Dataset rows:
··········

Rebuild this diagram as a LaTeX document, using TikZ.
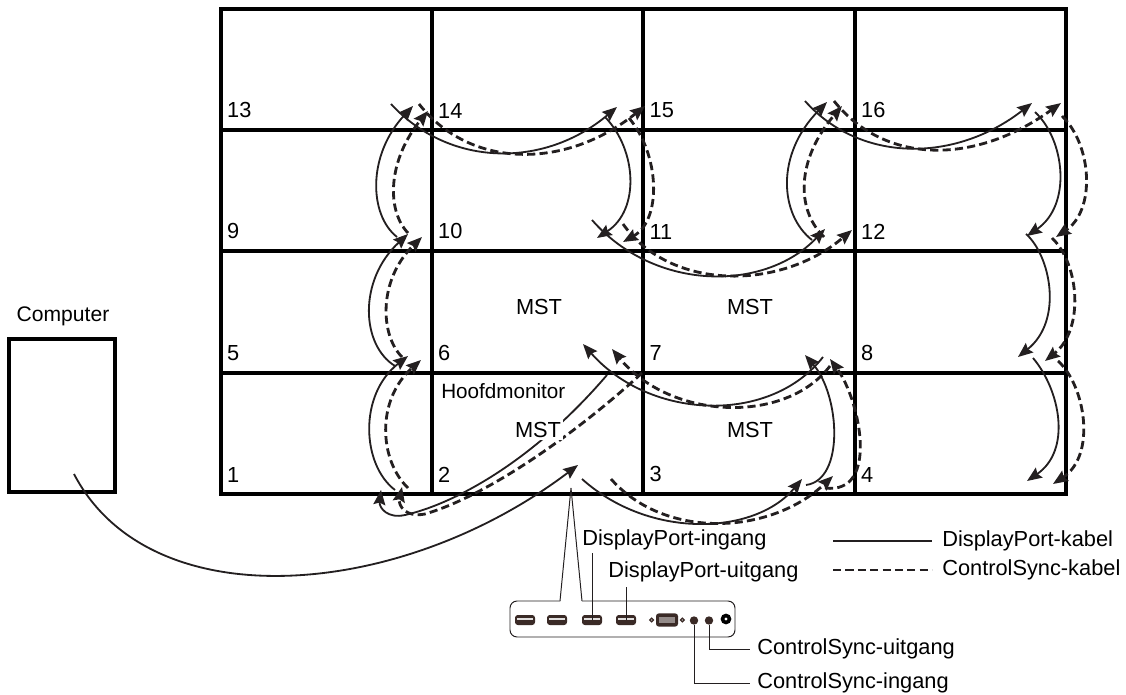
\documentclass[tikz,border=0pt]{standalone}
\usepackage{fontspec}
\setmainfont{Liberation Sans}
\usetikzlibrary{shapes,arrows.meta,positioning,calc}
\definecolor{cablegray}{HTML}{231F20}
\definecolor{portdark}{HTML}{3A2A26}

\begin{document}
\begin{tikzpicture}[
		x=0.025cm, y=-0.025cm,
		monitor/.style={draw, line width=2.8pt, inner sep=0pt, outer sep=0pt,
			minimum width=5.28cm, minimum height=3.04cm},
		num/.style={font=\fontsize{15.5}{18}\selectfont, anchor=south west, inner sep=0pt},
		lbl/.style={font=\fontsize{15.5}{18}\selectfont, inner sep=0pt},
		dpcable/.style={-{Stealth[length=10.5pt,width=8.5pt,inset=1.5pt]}, line width=1.3pt, cablegray},
		cscable/.style={-{Stealth[length=10.5pt,width=8.5pt,inset=1.5pt]}, line width=2pt, cablegray,
			dash pattern=on 5.8pt off 3pt},
		leader/.style={line width=0.7pt, cablegray},
		hdmi/.style={fill=portdark, rounded corners=2pt, inner sep=0pt,
			minimum width=0.5cm, minimum height=0.25cm},
		portbar/.style={fill=white!85!portdark, inner sep=0pt, minimum width=0.4cm, minimum height=0.05cm},
		jack/.style={circle, fill=portdark, inner sep=0pt, minimum size=0.21cm}
		]
		\useasboundingbox (0,0) rectangle (1126,695);
		
		% ── Monitor wall ──
		\foreach \row/\ypos/\first in {0/69.5/13, 1/190.5/9, 2/312/5, 3/433.5/1}
			\foreach \col/\xpos in {0/326.5, 1/537.5, 2/749, 3/960.5} {
				\pgfmathtruncatemacro{\idx}{\first+\col}
				\node[monitor] (m\idx) at (\xpos,\ypos) {};
				\node[num] (n\idx) at ($(m\idx.south west)+(6,-12)$) {\idx};
			}
		
		% ── Computer ──
		\node[draw, line width=2.8pt, inner sep=0pt, minimum width=2.65cm, minimum height=3.83cm] (computer) at (62,415.5) {};
		\node[lbl, font=\fontsize{15}{18}\selectfont] (computerlabel) at (63,316) {Computer};
		
		% ── Cable ends ──
		\foreach \name/\xpos/\ypos in {
			sa/395/490, sb/408/356, da/408/488, db/421/360,
			sc/395/366, sd/408/234, dc/402/357, dd/422/237,
			se/397/237, sf/413/106, de/408/233, df/428/111,
			sg/391/104, sh/617/107, dg/419/104, dh/645/106,
			si/605/117, sj/597/238, di/629/118, dj/623/242,
			sk/592/220, sl/825/229, dk/623/224, dl/852/230,
			sm/812/240, sn/827/102, dm/824/237, dn/842/106,
			so/805/101, sp/1032/103, do/834/101, dp/1061/103,
			sq/1035/112, sr/1027/236, dq/1062/116, dr/1056/237,
			ss/1026/234, st/1018/357, ds/1052/238, dt/1045/361,
			su/1033/358, sv/1027/481, du/1058/361, dv/1053/484,
			sw/823/357, sx/583/344, dw/830/366, dx/612/349,
			sy/806/485, sz/805/355, dy/825/488, dz/830/359,
			tsa/582/479, tsb/802/479, tda/611/479, tdb/833/476,
			lsa/607/375, lsb/381/490, lda/642/373, ldb/402/487,
			pca/74/474, pcb/578/465}
			\coordinate (\name) at (\xpos,\ypos);
		
		% ── Column 1 ──
		\draw[dpcable] (sa) .. controls (362,465) and (358,395) .. (sb);
		\draw[cscable] (da) .. controls (379,460) and (376,400) .. (db);
		\draw[dpcable] (sc) .. controls (361,345) and (358,280) .. (sd);
		\draw[cscable] (dc) .. controls (380,335) and (378,280) .. (dd);
		\draw[dpcable] (se) .. controls (369,215) and (367,155) .. (sf);
		\draw[cscable] (de) .. controls (386,210) and (388,160) .. (df);
		
		% ── Column 2 and 3 ──
		\draw[dpcable] (sg) .. controls (450,168) and (545,168) .. (sh);
		\draw[cscable] (dg) .. controls (470,169) and (565,170) .. (dh);
		\draw[dpcable] (si) .. controls (637,150) and (640,210) .. (sj);
		\draw[cscable] (di) .. controls (660,155) and (662,220) .. (dj);
		\draw[dpcable] (sk) .. controls (655,292) and (765,292) .. (sl);
		\draw[cscable] (dk) .. controls (670,291) and (780,291) .. (dl);
		\draw[dpcable] (sm) .. controls (780,215) and (775,155) .. (sn);
		\draw[cscable] (dm) .. controls (796,210) and (796,160) .. (dn);
		
		% ── Column 4 ──
		\draw[dpcable] (so) .. controls (860,163) and (955,163) .. (sp);
		\draw[cscable] (do) .. controls (885,165) and (975,165) .. (dp);
		\draw[dpcable] (sq) .. controls (1065,140) and (1072,205) .. (sr);
		\draw[cscable] (dq) .. controls (1092,145) and (1096,210) .. (dr);
		\draw[dpcable] (ss) .. controls (1050,255) and (1064,320) .. (st);
		\draw[cscable] (ds) .. controls (1080,265) and (1084,330) .. (dt);
		\draw[dpcable] (su) .. controls (1060,390) and (1072,450) .. (sv);
		\draw[cscable] (du) .. controls (1085,385) and (1097,455) .. (dv);
		
		% ── Bottom rows ──
		\draw[dpcable] (sw) .. controls (770,425) and (650,420) .. (sx);
		\draw[cscable] (dw) .. controls (785,425) and (670,420) .. (dx);
		\draw[dpcable] (sy) .. controls (845,480) and (840,395) .. (sz);
		\draw[cscable] (dy) .. controls (880,495) and (860,400) .. (dz);
		\draw[dpcable] (tsa) .. controls (650,540) and (755,535) .. (tsb);
		\draw[cscable] (tda) .. controls (665,540) and (770,535) .. (tdb);
		\draw[dpcable] (lsa) .. controls (530,465) and (450,505) .. (405,515) .. controls (388,519) and (379,508) .. (lsb);
		\draw[cscable] (lda) .. controls (580,430) and (490,495) .. (425,514) .. controls (405,518) and (398,505) .. (ldb);
		\draw[dpcable] (pca) .. controls (150,620) and (400,600) .. (pcb);
		
		% ── Texts in the wall ──
		\node[lbl] (msta) at (539,307) {MST};
		\node[lbl] (mstb) at (750,307) {MST};
		\node[lbl, fill=white, inner sep=1.5pt] (mstc) at (538,430) {MST};
		\node[lbl] (mstd) at (750,430) {MST};
		\node[lbl, anchor=west, font=\fontsize{14.7}{18}\selectfont] (hoofd) at (441,391) {Hoofdmonitor};
		
		% ── Connector panel ──
		\coordinate (apex) at (571,488);
		\coordinate (gapl) at (560,601);
		\coordinate (gapr) at (582,601);
		\coordinate (panelsw) at (510,637);
		\coordinate (panelne) at (735,601);
		\draw[leader] (gapl) -- (apex) -- (gapr);
		\draw[leader, rounded corners=5pt] (gapr) -- (panelne) -- (panelne |- panelsw) -- (panelsw) -- (panelsw |- panelne) -- (gapl);
		\foreach \portname/\xpos in {hdmia/525, hdmib/557, dpin/592, dpout/626} {
			\node[hdmi] (\portname) at (\xpos,620) {};
			\node[portbar] (\portname bar) at ([yshift=0.03cm]\portname.center) {};
		}
		\node[hdmi, minimum width=0.55cm, minimum height=0.33cm] (vga) at (667,620) {};
		\node[fill=white!45!portdark, inner sep=0pt, minimum width=0.38cm, minimum height=0.14cm] (vgabar) at (vga) {};
		\node[circle, draw=portdark, line width=0.9pt, inner sep=0pt, minimum size=0.09cm, left=0.04cm of vga] (vgal) {};
		\node[circle, draw=portdark, line width=0.9pt, inner sep=0pt, minimum size=0.09cm, right=0.04cm of vga] (vgar) {};
		\node[jack] (csin) at (694,620.5) {};
		\node[jack] (csout) at (709,620.5) {};
		\node[jack, fill=black, minimum size=0.27cm] (audio) at (726,619) {};
		\node[circle, fill=white, inner sep=0pt, minimum size=0.08cm] (audiohole) at (audio) {};
		
		% ── Port labels ──
		\node[lbl, anchor=west] (dpinlabel) at (582,540) {DisplayPort-ingang};
		\node[lbl, anchor=west] (dpoutlabel) at (608,572) {DisplayPort-uitgang};
		\node[lbl, anchor=west] (csoutlabel) at (757,649) {ControlSync-uitgang};
		\node[lbl, anchor=west] (csinlabel) at (757,683) {ControlSync-ingang};
		\draw[leader] (dpin.center) -- (dpin.center |- 0,553);
		\draw[leader] (dpout.center) -- (dpout.center |- 0,587);
		\draw[leader] (csout) |- ([xshift=-0.18cm]csoutlabel.west);
		\draw[leader] (csin) |- ([xshift=-0.18cm]csinlabel.west);
		
		% ── Legend ──
		\node[lbl, anchor=west] (dplegend) at (942,541) {DisplayPort-kabel};
		\node[lbl, anchor=west] (cslegend) at (942,570) {ControlSync-kabel};
		\coordinate (dpstart) at (833,541);
		\coordinate (csstart) at (833,570);
		\draw[line width=1.3pt, cablegray] (dpstart) -- ([xshift=-0.25cm]dplegend.west);
		\draw[line width=2pt, cablegray, dash pattern=on 5.8pt off 3pt] (csstart) -- ([xshift=-0.25cm]cslegend.west);
	\end{tikzpicture}
\end{document}
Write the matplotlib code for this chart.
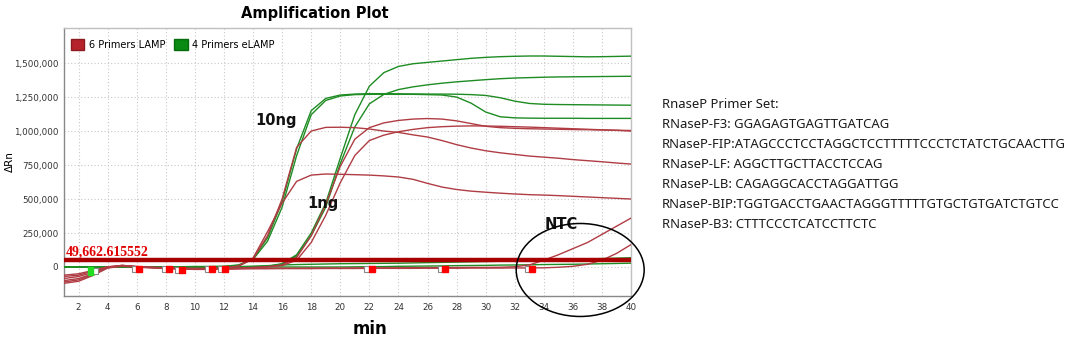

··········

▸ Work to be completed: Your answer should be a single number: the count of lines that contain "this".

▸ Exercise answer: 2